(Brief) Pick out every line of the entries below where "this" occurs, and copy those lines.

(Excerpted records)
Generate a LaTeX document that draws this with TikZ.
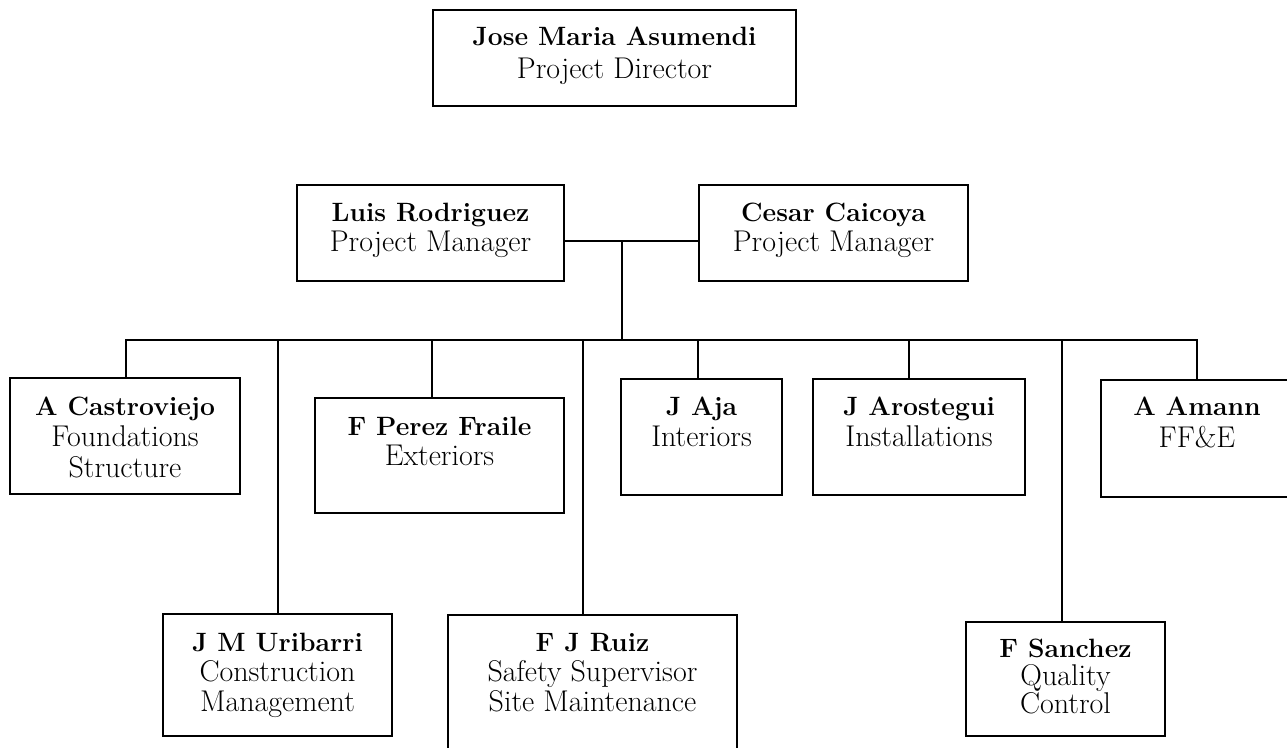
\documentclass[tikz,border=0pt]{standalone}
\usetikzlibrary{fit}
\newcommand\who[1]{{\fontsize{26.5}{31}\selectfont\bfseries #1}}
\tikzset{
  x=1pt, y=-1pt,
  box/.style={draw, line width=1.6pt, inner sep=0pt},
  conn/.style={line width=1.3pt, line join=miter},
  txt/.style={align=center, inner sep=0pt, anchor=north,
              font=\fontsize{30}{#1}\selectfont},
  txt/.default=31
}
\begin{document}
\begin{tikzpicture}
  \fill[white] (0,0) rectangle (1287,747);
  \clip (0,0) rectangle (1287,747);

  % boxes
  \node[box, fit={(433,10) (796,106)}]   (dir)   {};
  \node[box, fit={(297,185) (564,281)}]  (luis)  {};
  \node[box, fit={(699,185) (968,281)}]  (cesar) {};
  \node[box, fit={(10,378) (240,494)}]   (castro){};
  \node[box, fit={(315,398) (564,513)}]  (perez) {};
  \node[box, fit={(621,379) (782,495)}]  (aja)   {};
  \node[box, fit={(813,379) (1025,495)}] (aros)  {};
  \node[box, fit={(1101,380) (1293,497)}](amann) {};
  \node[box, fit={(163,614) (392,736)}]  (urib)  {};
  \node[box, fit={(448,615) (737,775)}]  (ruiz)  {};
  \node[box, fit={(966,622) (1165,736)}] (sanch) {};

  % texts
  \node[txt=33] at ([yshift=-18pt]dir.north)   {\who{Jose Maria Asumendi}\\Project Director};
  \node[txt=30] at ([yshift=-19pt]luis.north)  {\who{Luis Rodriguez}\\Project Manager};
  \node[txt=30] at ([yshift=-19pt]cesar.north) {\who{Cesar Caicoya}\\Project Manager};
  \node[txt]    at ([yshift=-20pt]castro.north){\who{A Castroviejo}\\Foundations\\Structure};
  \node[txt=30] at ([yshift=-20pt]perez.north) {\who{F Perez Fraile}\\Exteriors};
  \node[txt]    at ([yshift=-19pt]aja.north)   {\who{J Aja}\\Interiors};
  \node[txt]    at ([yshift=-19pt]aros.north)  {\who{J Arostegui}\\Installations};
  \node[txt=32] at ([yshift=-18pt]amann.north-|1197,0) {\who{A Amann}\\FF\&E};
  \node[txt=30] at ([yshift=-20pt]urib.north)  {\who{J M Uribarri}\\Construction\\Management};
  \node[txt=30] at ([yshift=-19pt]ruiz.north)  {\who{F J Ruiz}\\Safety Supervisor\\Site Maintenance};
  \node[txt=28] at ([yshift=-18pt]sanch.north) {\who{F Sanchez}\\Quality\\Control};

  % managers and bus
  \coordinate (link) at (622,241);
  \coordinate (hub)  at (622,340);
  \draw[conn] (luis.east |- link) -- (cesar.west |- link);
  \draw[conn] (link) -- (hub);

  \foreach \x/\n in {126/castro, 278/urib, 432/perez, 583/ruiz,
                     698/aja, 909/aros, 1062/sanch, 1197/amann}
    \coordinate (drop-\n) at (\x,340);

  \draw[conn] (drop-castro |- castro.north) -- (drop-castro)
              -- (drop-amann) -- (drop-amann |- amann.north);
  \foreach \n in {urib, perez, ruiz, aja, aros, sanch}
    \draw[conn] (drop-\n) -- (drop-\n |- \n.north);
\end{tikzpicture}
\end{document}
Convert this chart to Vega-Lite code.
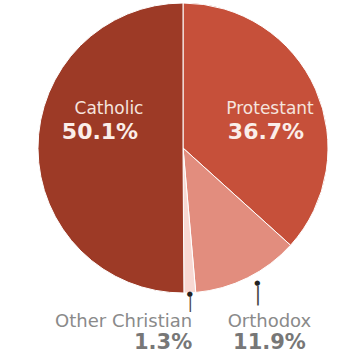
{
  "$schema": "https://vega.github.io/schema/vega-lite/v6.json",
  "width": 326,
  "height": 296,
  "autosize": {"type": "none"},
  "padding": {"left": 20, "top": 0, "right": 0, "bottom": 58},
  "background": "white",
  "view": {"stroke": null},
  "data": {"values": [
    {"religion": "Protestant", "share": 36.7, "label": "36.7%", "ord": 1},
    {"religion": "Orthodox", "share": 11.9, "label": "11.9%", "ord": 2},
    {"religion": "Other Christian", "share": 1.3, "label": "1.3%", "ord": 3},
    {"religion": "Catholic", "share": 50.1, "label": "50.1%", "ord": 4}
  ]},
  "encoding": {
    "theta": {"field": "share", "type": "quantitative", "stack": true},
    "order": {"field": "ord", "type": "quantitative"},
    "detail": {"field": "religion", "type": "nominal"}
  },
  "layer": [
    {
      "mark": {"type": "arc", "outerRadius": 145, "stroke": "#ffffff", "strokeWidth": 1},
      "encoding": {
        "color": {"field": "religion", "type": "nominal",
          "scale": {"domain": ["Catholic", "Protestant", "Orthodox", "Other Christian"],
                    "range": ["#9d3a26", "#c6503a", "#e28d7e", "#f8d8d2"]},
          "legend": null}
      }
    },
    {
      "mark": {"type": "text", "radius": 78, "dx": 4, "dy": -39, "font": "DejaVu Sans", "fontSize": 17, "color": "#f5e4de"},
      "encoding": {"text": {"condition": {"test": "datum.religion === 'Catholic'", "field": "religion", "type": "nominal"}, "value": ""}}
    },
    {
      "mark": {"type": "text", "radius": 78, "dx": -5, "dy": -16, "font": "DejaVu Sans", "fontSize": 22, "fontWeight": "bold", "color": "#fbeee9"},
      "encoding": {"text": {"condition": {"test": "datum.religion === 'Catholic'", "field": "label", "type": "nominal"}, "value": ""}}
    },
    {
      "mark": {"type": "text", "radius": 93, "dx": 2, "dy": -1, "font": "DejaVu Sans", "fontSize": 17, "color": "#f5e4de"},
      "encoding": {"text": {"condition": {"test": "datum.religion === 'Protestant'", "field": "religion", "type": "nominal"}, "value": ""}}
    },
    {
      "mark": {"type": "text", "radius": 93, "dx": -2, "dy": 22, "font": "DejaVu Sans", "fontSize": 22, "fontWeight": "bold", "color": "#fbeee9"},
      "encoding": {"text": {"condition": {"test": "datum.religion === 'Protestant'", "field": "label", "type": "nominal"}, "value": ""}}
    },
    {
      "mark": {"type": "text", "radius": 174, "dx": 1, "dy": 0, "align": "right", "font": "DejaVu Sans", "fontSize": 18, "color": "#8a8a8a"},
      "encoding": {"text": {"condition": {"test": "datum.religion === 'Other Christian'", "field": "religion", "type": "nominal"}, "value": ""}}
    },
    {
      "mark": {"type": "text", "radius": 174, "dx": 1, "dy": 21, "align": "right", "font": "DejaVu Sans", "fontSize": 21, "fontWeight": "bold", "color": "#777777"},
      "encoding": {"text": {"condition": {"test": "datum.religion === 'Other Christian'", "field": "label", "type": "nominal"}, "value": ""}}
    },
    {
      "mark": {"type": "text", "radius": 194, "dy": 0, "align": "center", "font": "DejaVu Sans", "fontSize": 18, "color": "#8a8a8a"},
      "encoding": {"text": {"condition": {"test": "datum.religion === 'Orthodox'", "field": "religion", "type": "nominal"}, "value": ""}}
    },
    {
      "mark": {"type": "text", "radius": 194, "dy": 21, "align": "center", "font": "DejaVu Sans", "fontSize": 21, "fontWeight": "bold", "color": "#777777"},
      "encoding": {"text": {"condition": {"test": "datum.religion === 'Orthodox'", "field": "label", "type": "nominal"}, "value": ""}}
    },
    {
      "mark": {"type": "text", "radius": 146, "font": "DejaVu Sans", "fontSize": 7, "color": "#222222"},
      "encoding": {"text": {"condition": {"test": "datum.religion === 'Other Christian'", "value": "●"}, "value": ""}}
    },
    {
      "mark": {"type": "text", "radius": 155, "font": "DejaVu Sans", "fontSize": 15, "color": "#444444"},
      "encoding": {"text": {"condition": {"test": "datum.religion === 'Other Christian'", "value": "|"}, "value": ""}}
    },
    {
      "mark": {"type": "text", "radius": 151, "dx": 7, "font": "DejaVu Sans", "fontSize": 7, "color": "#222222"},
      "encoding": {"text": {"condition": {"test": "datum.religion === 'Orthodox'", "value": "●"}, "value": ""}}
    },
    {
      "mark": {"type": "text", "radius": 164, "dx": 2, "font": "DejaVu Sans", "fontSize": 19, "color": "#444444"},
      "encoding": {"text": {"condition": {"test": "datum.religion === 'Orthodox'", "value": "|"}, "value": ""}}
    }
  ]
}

(Exercise answer)
Generate a LaTeX document that draws this with TikZ.
Convert this chart to Vega-Lite code.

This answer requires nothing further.